Sözün özü, son ahvâl ve şeraite baktığımızda, tam bir memleket trajikomedyasıyla karşı karşıyayızdır…

Memurlar gözünün üstünde kaş olduğu üzere işten çıkarılabilecekler. Bunu demiş miydim? Neyse bir daha dememde bir sakınca görmüyorum. Ve memur ne yaparsa, (nasıl bıyık bırakırsa, kafasını nasıl bağlarsa..) zamlı tarifeden yararlanacak, onu parantez içimden düşünüyorum şimdilik…

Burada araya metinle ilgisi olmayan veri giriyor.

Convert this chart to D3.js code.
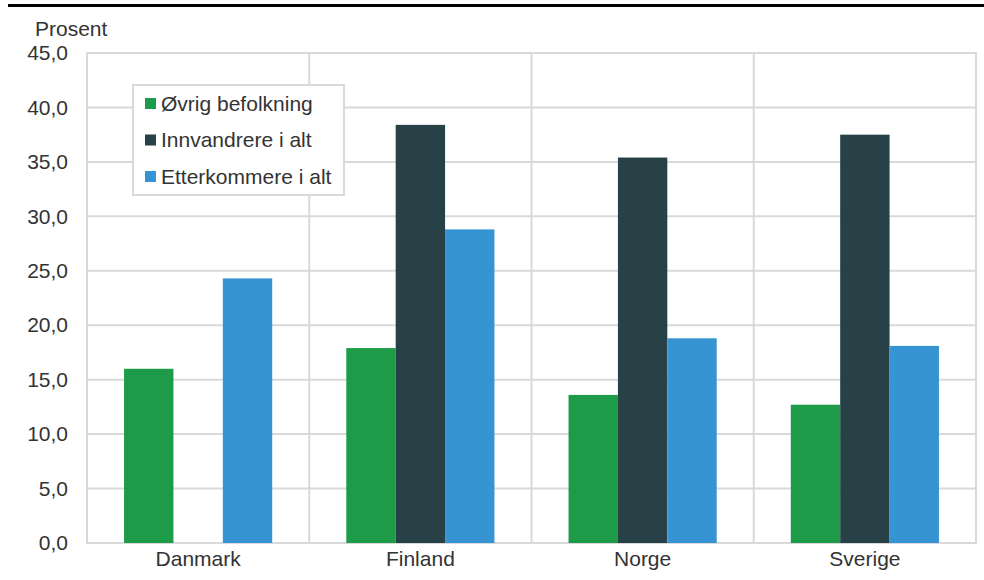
<!DOCTYPE html>
<html><head><meta charset="utf-8">
<script src="https://cdn.jsdelivr.net/npm/d3@7"></script>
<style>
html,body{margin:0;padding:0;background:#fff;}
svg{display:block;font-family:"Liberation Sans",Arial,sans-serif;}
</style></head>
<body>
<svg id="c" width="984" height="580"></svg>
<script>
const categories = ["Danmark", "Finland", "Norge", "Sverige"];
const seriesNames = ["Øvrig befolkning", "Innvandrere i alt", "Etterkommere i alt"];
const ovrig = [16.0, 17.9, 13.6, 12.7];
const innvandrere = [null, 38.4, 35.4, 37.5];
const etterkommere = [24.3, 28.8, 18.8, 18.1];
const colors = ["#1d9b48", "#274147", "#3594d1"];
const yTicks = [0, 5, 10, 15, 20, 25, 30, 35, 40, 45];
const yLabel = "Prosent";

const seriesValues = [ovrig, innvandrere, etterkommere];
const data = categories.map((c, i) => ({
  cat: c,
  vals: seriesNames.map((s, j) => ({ s, j, v: seriesValues[j][i] }))
}));

const svg = d3.select("#c");
const M = { left: 87, right: 976, top: 53, bottom: 543 };
const grid = "#d9d9d9";
const txt = "#333333";
const FS = 21;

// top black rule
svg.append("rect").attr("x", 8).attr("y", 4).attr("width", 976).attr("height", 3).attr("fill", "#000");

const x0 = d3.scaleBand().domain(categories).range([M.left, M.right]).padding(0);
const x1 = d3.scaleBand().domain(seriesNames).range([0, x0.bandwidth()]).paddingInner(0).paddingOuter(0.75);
const y = d3.scaleLinear().domain([0, 45]).range([M.bottom, M.top]);

// horizontal gridlines
svg.append("g").selectAll("line").data(yTicks).join("line")
  .attr("x1", M.left).attr("x2", M.right)
  .attr("y1", d => y(d)).attr("y2", d => y(d))
  .attr("stroke", grid).attr("stroke-width", 2);

// vertical separators
const seps = categories.map(c => x0(c)).concat([M.right]);
svg.append("g").selectAll("line").data(seps).join("line")
  .attr("x1", d => d).attr("x2", d => d)
  .attr("y1", M.top - 1).attr("y2", M.bottom + 1)
  .attr("stroke", grid).attr("stroke-width", 2);

// y axis labels
const fmt = d => d3.format(".1f")(d).replace(".", ",");
const yAxis = d3.axisLeft(y).tickValues(yTicks).tickFormat(fmt).tickSize(0).tickPadding(19);
const gy = svg.append("g").attr("transform", `translate(${M.left},0)`).call(yAxis);
gy.select(".domain").remove();
gy.selectAll("text").attr("font-size", FS).attr("fill", txt).attr("font-family", "Liberation Sans, Arial, sans-serif");

// x axis labels
const xAxis = d3.axisBottom(x0).tickSize(0).tickPadding(8);
const gx = svg.append("g").attr("transform", `translate(0,${M.bottom})`).call(xAxis);
gx.select(".domain").remove();
gx.selectAll("text").attr("font-size", FS).attr("fill", txt).attr("font-family", "Liberation Sans, Arial, sans-serif");

// bars
const groups = svg.append("g").selectAll("g").data(data).join("g")
  .attr("transform", d => `translate(${x0(d.cat)},0)`);
groups.selectAll("rect").data(d => d.vals.filter(v => v.v != null)).join("rect")
  .attr("x", d => x1(d.s)).attr("width", x1.bandwidth())
  .attr("y", d => y(d.v)).attr("height", d => y(0) - y(d.v))
  .attr("fill", d => colors[d.j]);

// y label
svg.append("text").attr("x", 35).attr("y", 36).attr("font-size", FS).attr("fill", txt).text(yLabel);

// legend
const lg = svg.append("g");
lg.append("rect").attr("x", 133).attr("y", 85).attr("width", 211).attr("height", 110)
  .attr("fill", "#fff").attr("stroke", grid).attr("stroke-width", 2);
const items = lg.selectAll("g.it").data(seriesNames).join("g").attr("class", "it")
  .attr("transform", (d, i) => `translate(145,${98 + i * 36.5})`);
items.append("rect").attr("width", 11).attr("height", 11).attr("fill", (d, i) => colors[i]);
items.append("text").attr("x", 16).attr("y", 12.5).attr("font-size", FS).attr("fill", txt).text(d => d);
</script>
</body></html>
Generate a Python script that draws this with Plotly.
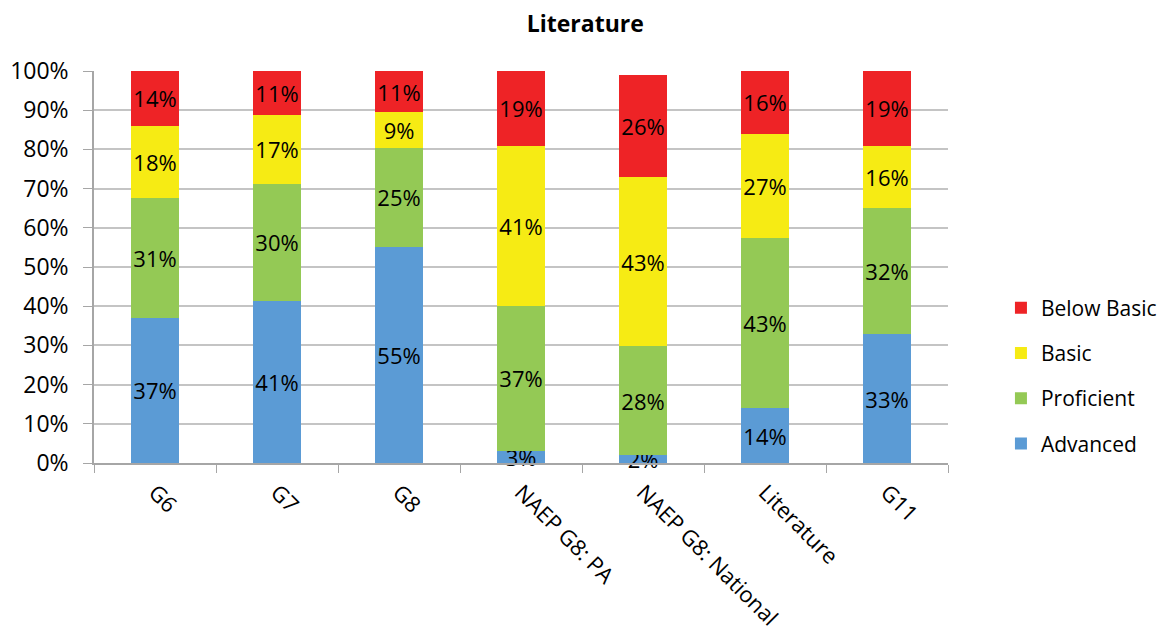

Asker, polis ve diğer sivil devlet memurları süratli bir biçimde değişime sürüklenirken, bu arada kızlarımız da 9 yaşında ilköğretimi bitirmek gibi bir değişimden nasiplenecekler !..

Che'nin doğumgünüymüş bugün. Onun şu güzel sözünü anarak selâmımızı yollayalım; 

"Özgürlüğün önündeki en büyük engel, halinden memnun kölelerdir" demiş... 


İşte yandaşların paraya tapan eyyamcıların neye uğradıklarını şaşıracakları bir Türkiye uçurumu yaratılıyor ki tam bir dipsiz kuyudur bu. Suriye konusunaysa hiç girmeyeceğim... Çünkü tüm bunlarda olduğu gibi dış politikalarda da kendi kararlarımızı vermiyoruz ki!